Have you no hope of posterity? . . . Only my chydren cownted in the worlde unworthy their father’s care and providing for them.[1]In France, he consorted with Catholics
traitre to god and your contry and . . . Curst of god in all your actions since Mr Lawsons being with you.[17]and was probably charged with the capital crime of sodomy, yet refused to return home to his mother in England. Once returned at last, he allied himself with the Earl of Essex, against her advice, against his Cecil relatives in the government, and was probably at least aware of Essex’s plot against the queen.[18]

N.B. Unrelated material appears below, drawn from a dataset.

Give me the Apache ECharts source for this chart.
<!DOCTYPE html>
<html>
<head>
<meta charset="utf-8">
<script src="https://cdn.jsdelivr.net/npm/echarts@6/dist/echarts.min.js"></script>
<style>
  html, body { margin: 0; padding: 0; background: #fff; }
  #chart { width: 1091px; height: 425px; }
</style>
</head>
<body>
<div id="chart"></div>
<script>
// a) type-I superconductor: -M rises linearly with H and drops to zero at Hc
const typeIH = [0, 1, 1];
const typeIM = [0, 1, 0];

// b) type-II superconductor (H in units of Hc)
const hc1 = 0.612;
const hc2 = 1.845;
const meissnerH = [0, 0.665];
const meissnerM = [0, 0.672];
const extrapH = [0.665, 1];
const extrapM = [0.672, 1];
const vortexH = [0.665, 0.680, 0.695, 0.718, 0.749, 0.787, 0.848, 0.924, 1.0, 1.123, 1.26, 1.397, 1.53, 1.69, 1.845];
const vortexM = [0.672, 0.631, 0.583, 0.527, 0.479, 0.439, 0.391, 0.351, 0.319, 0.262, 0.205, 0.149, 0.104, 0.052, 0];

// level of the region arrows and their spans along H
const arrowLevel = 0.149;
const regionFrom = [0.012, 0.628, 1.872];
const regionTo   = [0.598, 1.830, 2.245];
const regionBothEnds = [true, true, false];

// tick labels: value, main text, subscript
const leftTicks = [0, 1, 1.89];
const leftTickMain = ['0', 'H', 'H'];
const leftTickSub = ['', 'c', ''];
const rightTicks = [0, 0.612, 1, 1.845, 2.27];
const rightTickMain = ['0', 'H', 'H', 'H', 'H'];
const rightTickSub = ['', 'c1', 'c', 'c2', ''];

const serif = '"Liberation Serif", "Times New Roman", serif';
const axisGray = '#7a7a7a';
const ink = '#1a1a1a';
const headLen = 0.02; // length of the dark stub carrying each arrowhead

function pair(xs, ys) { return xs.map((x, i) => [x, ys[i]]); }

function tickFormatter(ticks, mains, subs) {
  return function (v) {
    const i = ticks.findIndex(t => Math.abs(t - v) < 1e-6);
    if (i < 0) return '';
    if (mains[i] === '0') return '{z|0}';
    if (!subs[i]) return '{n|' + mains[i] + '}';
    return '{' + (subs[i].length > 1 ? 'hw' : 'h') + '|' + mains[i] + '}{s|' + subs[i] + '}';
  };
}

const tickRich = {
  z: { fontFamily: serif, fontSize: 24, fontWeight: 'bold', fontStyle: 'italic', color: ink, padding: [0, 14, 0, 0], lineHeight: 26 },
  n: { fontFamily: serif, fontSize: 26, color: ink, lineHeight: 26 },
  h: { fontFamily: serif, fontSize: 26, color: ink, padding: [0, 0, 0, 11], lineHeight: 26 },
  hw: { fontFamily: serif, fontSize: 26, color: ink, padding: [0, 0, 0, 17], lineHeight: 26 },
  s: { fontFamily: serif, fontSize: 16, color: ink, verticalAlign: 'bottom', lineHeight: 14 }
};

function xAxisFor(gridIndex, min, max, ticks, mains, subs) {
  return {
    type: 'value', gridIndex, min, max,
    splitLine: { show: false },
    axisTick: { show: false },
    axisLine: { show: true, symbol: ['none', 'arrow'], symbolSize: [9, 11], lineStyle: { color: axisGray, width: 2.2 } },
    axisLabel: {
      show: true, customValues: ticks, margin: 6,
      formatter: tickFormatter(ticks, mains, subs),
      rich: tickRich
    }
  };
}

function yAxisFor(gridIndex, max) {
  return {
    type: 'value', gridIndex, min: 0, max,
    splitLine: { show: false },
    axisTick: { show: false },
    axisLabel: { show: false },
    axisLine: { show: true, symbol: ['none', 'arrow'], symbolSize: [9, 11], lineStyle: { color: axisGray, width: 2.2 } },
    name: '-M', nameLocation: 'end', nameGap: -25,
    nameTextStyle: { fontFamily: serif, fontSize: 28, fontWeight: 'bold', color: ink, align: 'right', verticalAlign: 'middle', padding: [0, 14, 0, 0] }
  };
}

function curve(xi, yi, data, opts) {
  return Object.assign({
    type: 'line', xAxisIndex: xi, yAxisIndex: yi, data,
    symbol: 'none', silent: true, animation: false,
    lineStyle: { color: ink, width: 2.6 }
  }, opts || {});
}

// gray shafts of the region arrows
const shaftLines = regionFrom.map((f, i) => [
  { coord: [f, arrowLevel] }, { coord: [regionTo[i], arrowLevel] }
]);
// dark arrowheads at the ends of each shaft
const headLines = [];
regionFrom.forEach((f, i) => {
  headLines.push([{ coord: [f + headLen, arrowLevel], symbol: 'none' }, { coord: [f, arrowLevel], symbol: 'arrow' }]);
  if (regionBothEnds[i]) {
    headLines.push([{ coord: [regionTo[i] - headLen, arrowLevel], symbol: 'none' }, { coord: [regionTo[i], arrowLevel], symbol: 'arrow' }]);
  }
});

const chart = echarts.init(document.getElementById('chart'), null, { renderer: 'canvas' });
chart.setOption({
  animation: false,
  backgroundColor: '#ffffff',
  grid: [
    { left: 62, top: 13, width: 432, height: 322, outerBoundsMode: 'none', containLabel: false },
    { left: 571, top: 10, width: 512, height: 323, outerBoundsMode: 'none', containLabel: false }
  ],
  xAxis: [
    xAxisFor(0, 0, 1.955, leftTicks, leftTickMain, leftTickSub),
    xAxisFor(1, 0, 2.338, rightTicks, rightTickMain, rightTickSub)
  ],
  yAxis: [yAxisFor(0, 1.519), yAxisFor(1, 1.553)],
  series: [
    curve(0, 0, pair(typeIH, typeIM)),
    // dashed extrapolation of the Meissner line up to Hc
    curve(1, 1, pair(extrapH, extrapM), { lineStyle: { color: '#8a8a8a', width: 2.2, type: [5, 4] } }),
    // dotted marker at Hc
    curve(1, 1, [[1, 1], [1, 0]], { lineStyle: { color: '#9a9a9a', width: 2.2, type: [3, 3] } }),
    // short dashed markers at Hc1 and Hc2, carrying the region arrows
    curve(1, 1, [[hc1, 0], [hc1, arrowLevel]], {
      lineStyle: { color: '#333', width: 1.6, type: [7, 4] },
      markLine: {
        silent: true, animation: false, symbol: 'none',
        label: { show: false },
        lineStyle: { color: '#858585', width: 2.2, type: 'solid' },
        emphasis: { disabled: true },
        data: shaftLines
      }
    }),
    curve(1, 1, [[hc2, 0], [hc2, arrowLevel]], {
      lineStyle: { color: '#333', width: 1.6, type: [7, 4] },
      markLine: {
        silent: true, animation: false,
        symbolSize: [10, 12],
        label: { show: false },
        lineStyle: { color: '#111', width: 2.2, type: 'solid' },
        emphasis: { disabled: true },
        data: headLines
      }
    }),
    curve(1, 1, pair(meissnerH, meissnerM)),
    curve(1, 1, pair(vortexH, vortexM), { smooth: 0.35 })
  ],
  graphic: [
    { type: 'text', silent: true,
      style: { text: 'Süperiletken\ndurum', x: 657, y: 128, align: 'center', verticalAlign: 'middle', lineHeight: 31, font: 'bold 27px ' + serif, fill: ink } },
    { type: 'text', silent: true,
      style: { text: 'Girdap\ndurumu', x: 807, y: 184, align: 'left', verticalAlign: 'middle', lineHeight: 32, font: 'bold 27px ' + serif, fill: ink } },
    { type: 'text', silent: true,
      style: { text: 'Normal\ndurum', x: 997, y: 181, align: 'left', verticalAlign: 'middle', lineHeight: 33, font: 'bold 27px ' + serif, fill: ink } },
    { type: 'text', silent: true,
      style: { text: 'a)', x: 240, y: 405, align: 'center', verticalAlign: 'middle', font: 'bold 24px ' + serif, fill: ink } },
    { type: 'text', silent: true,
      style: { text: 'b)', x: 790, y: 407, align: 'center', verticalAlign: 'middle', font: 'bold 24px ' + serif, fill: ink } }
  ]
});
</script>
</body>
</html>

Lady Anne Bacon lived to about age 82. Her older son Anthony had died in 1601. Accounts of contemporaries claim that she grew "frantic" in old age,[19] which suggests the possibility of dementia. The flow of her letters dwindled in these years.
She died in August 1610 and was buried in St Michael’s Church near her home of Gorhambury, St Albans. Her son Francis, at his request, was later buried next to her.[20] His memorial dominates the church; hers can not now be found.
Some sources have claimed that Anne Cooke Bacon was the mother of Anne Bacon Woodhouse. This is not correct. Anne Bacon was the daughter of Nicholas Bacon and his first wife Jane Fernley.